The latest is the role that anti-immigrant legal architect Kris Kobach, the Kansas Secretary of State, continues to have in Romney’s Republican Party. As CNN’s Peter Hamby tweeted today, Kobach “is one of the delegates helping write the Republican Party platform” for their upcoming convention in Tampa. Kobach is the former senior counsel for anti-immigrant organization FAIR’s legal arm, a longstanding and continued advisor to Romney on immigration policy, and the architect of the Arizona and Alabama approach to immigration. While courts continue to rebuff Kobach’s objective—to have states wrest control of immigration policy from the federal government in the most costly, inhumane, and draconian manner possible—the Republican Party seems untroubled by the continued prominence of Kobach and other anti-immigrant leaders. In fact, notorious Sheriff Joe Arpaio of Maricopa County, AZ, fresh from a civil rights trial where his anti-Latino bona fides were aired for the world to see, will also be speaking in Tampa to Western state Republican delegates at an event associated with the Arizona Republican Party (we’ll let the obvious joke pass about the fact that Arpaio’s appearance is at Tampa’s Lowrey Park Zoo).

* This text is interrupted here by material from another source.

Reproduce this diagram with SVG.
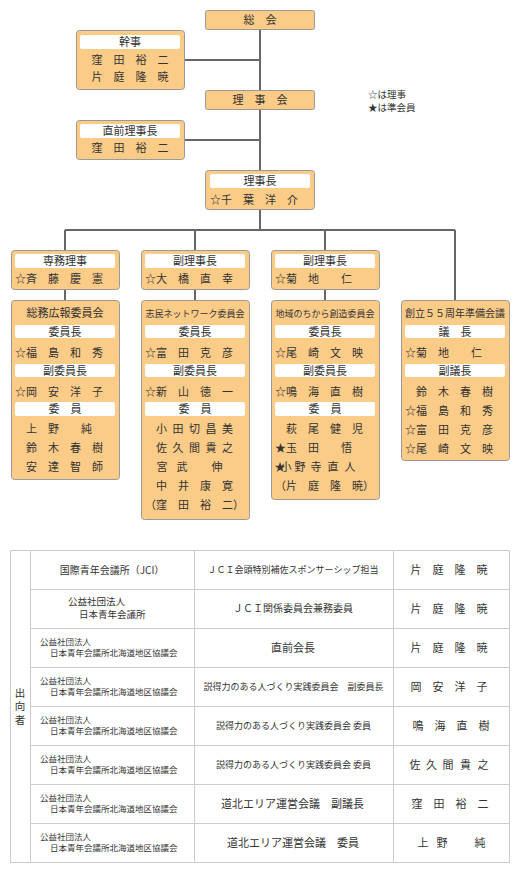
<svg xmlns="http://www.w3.org/2000/svg" width="520" height="880" viewBox="0 0 520 880">
<style>
.box{fill:#FBCB88;stroke:#999;stroke-width:1}
.hdr{fill:#fff}
text{font-family:"Noto Sans CJK JP","Noto Sans CJK SC",sans-serif;font-size:11px;fill:#333}
.c{text-anchor:middle}
.s8{font-size:8.5px}
.s9{font-size:9px}
.s95{font-size:9.5px}
.s10{font-size:10px}
.s105{font-size:10.5px}
.conn{stroke:#666;stroke-width:2;fill:none}
.grid{stroke:#ccc;stroke-width:1;fill:none}
</style>
<rect width="520" height="880" fill="#fff"/>
<g id="connectors" class="conn">
<path d="M260 29V90M184 60H260M260 110V170M184 140H260M260 210V230M65 230H455M65 230V250M195 230V250M325 230V250M455 230V300M65 290V300M195 290V300M325 290V300"/>
</g>
<g id="soukai"><rect class="box" x="205.5" y="10.5" width="109" height="19" rx="2"/><text class="c" x="260" y="23.5">総　会</text></g>
<g id="kanji"><rect class="box" x="76.5" y="30.5" width="108" height="59" rx="3"/><rect class="hdr" x="80" y="35" width="100" height="14" rx="2"/><text class="c" x="130" y="46">幹事</text><text class="c" x="130" y="64">窪　田　裕　二</text><text class="c" x="130" y="81">片　庭　隆　暁</text></g>
<g id="rijikai"><rect class="box" x="205.5" y="90.5" width="109" height="19" rx="2"/><text class="c" x="260" y="103.5">理　事　会</text></g>
<g id="legend"><text class="s95" x="368" y="98">☆は理事</text><text class="s95" x="368" y="110.5">★は準会員</text></g>
<g id="zenrijicho"><rect class="box" x="76.5" y="120.5" width="108" height="39" rx="3"/><rect class="hdr" x="80" y="124" width="100" height="14" rx="2"/><text class="c" x="130" y="135">直前理事長</text><text class="c" x="130" y="152">窪　田　裕　二</text></g>
<g id="rijicho"><rect class="box" x="205.5" y="170.5" width="109" height="39" rx="3"/><rect class="hdr" x="210" y="174" width="100" height="14" rx="2"/><text class="c" x="260" y="185">理事長</text><text x="210" y="203.5">☆千　葉　洋　介</text></g>
<g id="senmu"><rect class="box" x="11.5" y="250.5" width="108" height="39" rx="3"/><rect class="hdr" x="15" y="254" width="100" height="14" rx="2"/><text class="c" x="65" y="265">専務理事</text><text x="15" y="282.5">☆斉　藤　慶　憲</text></g>
<g id="fukurijicho1"><rect class="box" x="141.5" y="250.5" width="108" height="39" rx="3"/><rect class="hdr" x="145" y="254" width="100" height="14" rx="2"/><text class="c" x="195" y="265">副理事長</text><text x="145" y="282.5">☆大　橋　直　幸</text></g>
<g id="fukurijicho2"><rect class="box" x="271.5" y="250.5" width="108" height="39" rx="3"/><rect class="hdr" x="275" y="254" width="100" height="14" rx="2"/><text class="c" x="325" y="265">副理事長</text><text x="275" y="282.5">☆菊　地　　仁</text></g>
<g id="soumu"><rect class="box" x="11.5" y="300.5" width="108" height="179" rx="3"/><text class="c" x="65" y="317">総務広報委員会</text>
<rect class="hdr" x="15" y="325" width="100" height="13" rx="2"/><text class="c" x="65" y="335.5">委員長</text><text x="15" y="357">☆福　島　和　秀</text>
<rect class="hdr" x="15" y="364" width="100" height="13" rx="2"/><text class="c" x="65" y="374.5">副委員長</text><text x="15" y="395.5">☆岡　安　洋　子</text>
<rect class="hdr" x="15" y="402" width="100" height="14" rx="2"/><text class="c" x="65" y="413">委　員</text>
<text x="26" y="433">上　野　　純</text><text x="26" y="452">鈴　木　春　樹</text><text x="26" y="471">安　達　智　師</text></g>
<g id="shimin"><rect class="box" x="141.5" y="300.5" width="108" height="219" rx="3"/><text class="c s9" x="195" y="316.5">志民ネットワーク委員会</text>
<rect class="hdr" x="145" y="325" width="100" height="13" rx="2"/><text class="c" x="195" y="335.5">委員長</text><text x="145" y="357">☆富　田　克　彦</text>
<rect class="hdr" x="145" y="364" width="100" height="13" rx="2"/><text class="c" x="195" y="374.5">副委員長</text><text x="145" y="395.5">☆新　山　徳　一</text>
<rect class="hdr" x="145" y="402" width="100" height="14" rx="2"/><text class="c" x="195" y="413">委　員</text>
<text class="c" x="161.5 170 178 186 194.5 203 211 219 227.5" y="433">小 田 切 昌 美</text>
<text class="c" x="161.5 170 178 186 194.5 203 211 219 227.5" y="452">佐 久 間 貴 之</text>
<text class="c" x="162 172 182 194 205 217" y="471">宮　武　　伸</text>
<text x="156" y="490">中　井　康　寛</text><text x="145" y="509">（窪　田　裕　二）</text></g>
<g id="chiiki"><rect class="box" x="271.5" y="300.5" width="108" height="199" rx="3"/><text class="c s9" x="325" y="316.5">地域のちから創造委員会</text>
<rect class="hdr" x="275" y="325" width="100" height="13" rx="2"/><text class="c" x="325" y="335.5">委員長</text><text x="275" y="357">☆尾　崎　文　映</text>
<rect class="hdr" x="275" y="364" width="100" height="13" rx="2"/><text class="c" x="325" y="374.5">副委員長</text><text x="275" y="395.5">☆鳴　海　直　樹</text>
<rect class="hdr" x="275" y="402" width="100" height="14" rx="2"/><text class="c" x="325" y="413">委　員</text>
<text x="286" y="433">萩　尾　健　児</text><text x="275" y="452">★玉　田　　悟</text>
<text class="c" x="280 286 292 300 308 316 324.5 333 341.5 350 358" y="471">★小 野 寺 直 人</text>
<text x="275" y="490">（片　庭　隆　暁）</text></g>
<g id="souritsu"><rect class="box" x="401.5" y="300.5" width="108" height="160" rx="3"/><text class="c s10" x="455" y="317">創立５５周年準備会議</text>
<rect class="hdr" x="405" y="325" width="100" height="13" rx="2"/><text class="c" x="455" y="335.5">議　長</text><text x="405" y="357">☆菊　地　　仁</text>
<rect class="hdr" x="405" y="364" width="100" height="13" rx="2"/><text class="c" x="455" y="374.5">副議長</text>
<text x="416" y="395.5">鈴　木　春　樹</text><text x="405" y="414.5">☆福　島　和　秀</text><text x="405" y="433.5">☆富　田　克　彦</text><text x="405" y="452.5">☆尾　崎　文　映</text></g>
<g id="table">
<rect class="grid" x="10.5" y="550.5" width="499" height="312"/>
<path class="grid" d="M30.5 550V863M194.5 550V863M393.5 550V863M30 589.5H510M30 628.5H510M30 667.5H510M30 706.5H510M30 745.5H510M30 784.5H510M30 823.5H510"/>
<text class="c s105" x="20" y="696.5">出</text><text class="c s105" x="20" y="710">向</text><text class="c s105" x="20" y="723.5">者</text>
<text class="c s10" x="112" y="573.5">国際青年会議所（JCI）</text>
<text class="c s9" x="293" y="572.5">ＪＣＩ会頭特別補佐スポンサーシップ担当</text>
<text class="c" x="449" y="573.5">片　庭　隆　暁</text>
<text class="s95" x="68" y="604.5">公益社団法人</text><text class="s95" x="79" y="617.5">日本青年会議所</text>
<text class="c s10" x="293" y="612">ＪＣＩ関係委員会兼務委員</text>
<text class="c" x="449" y="612.5">片　庭　隆　暁</text>
<text class="s8" x="40" y="645">公益社団法人</text><text class="s8" x="50" y="655.5">日本青年会議所北海道地区協議会</text>
<text class="c" x="293" y="651.5">直前会長</text>
<text class="c" x="449" y="651.5">片　庭　隆　暁</text>
<text class="s8" x="40" y="684">公益社団法人</text><text class="s8" x="50" y="694.5">日本青年会議所北海道地区協議会</text>
<text class="c s9" x="293.5" y="689.5">説得力のある人づくり実践委員会　副委員長</text>
<text class="c" x="449" y="690.5">岡　安　洋　子</text>
<text class="s8" x="40" y="723">公益社団法人</text><text class="s8" x="50" y="733.5">日本青年会議所北海道地区協議会</text>
<text class="c s9" x="293.5" y="728.5">説得力のある人づくり実践委員会 委員</text>
<text class="c" x="451" y="729.5">鳴　海　直　樹</text>
<text class="s8" x="40" y="762">公益社団法人</text><text class="s8" x="50" y="772.5">日本青年会議所北海道地区協議会</text>
<text class="c s9" x="293.5" y="767.5">説得力のある人づくり実践委員会 委員</text>
<text class="c" x="415 423 431.5 440 448 456.5 465.5 474 483" y="768.5">佐 久 間 貴 之</text>
<text class="s8" x="40" y="801">公益社団法人</text><text class="s8" x="50" y="811.5">日本青年会議所北海道地区協議会</text>
<text class="c" x="292.5" y="807.5">道北エリア運営会議　副議長</text>
<text class="c" x="450" y="807.5">窪　田　裕　二</text>
<text class="s8" x="40" y="840">公益社団法人</text><text class="s8" x="50" y="850.5">日本青年会議所北海道地区協議会</text>
<text class="c" x="293" y="846.5">道北エリア運営会議　委員</text>
<text class="c" x="423 432.5 442 455 467.5 480" y="846.5">上　野　　純</text>
</g>
</svg>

Meanwhile, while Romney has largely refused to discuss immigration during the general election, he also has failed to distance himself from the hardline immigration stances that he adopted in the primary season. Romney has pledged to veto the DREAM Act, called Arizona’s approach to immigration a ‘model’ for the nation, and articulated the notion of “self-deportation” as his vision for the nation’s immigration policy.
According to Frank Sharry, Executive Director at America’s Voice:
Despite the magical thinking of Romney surrogates, let there be no mistake where Mitt Romney’s Republican Party stands on immigration. They continue to provide Kris Kobach not just a seat at the table, but an ear to the nominee. Meanwhile, Sheriff Arpaio, this generation’s Bull Connor, is courted and featured as a hero. Perhaps the Romney surrogates claiming that as President, Romney would push for sensible reform, know something the rest of the world does not. But the continued embrace of Kris Kobach and Joe Arpaio and the refusal of Romney to take out his Etch-a-Sketch to soften his hard-line primary stances should make it clear what’s in store in the case of a Romney presidency.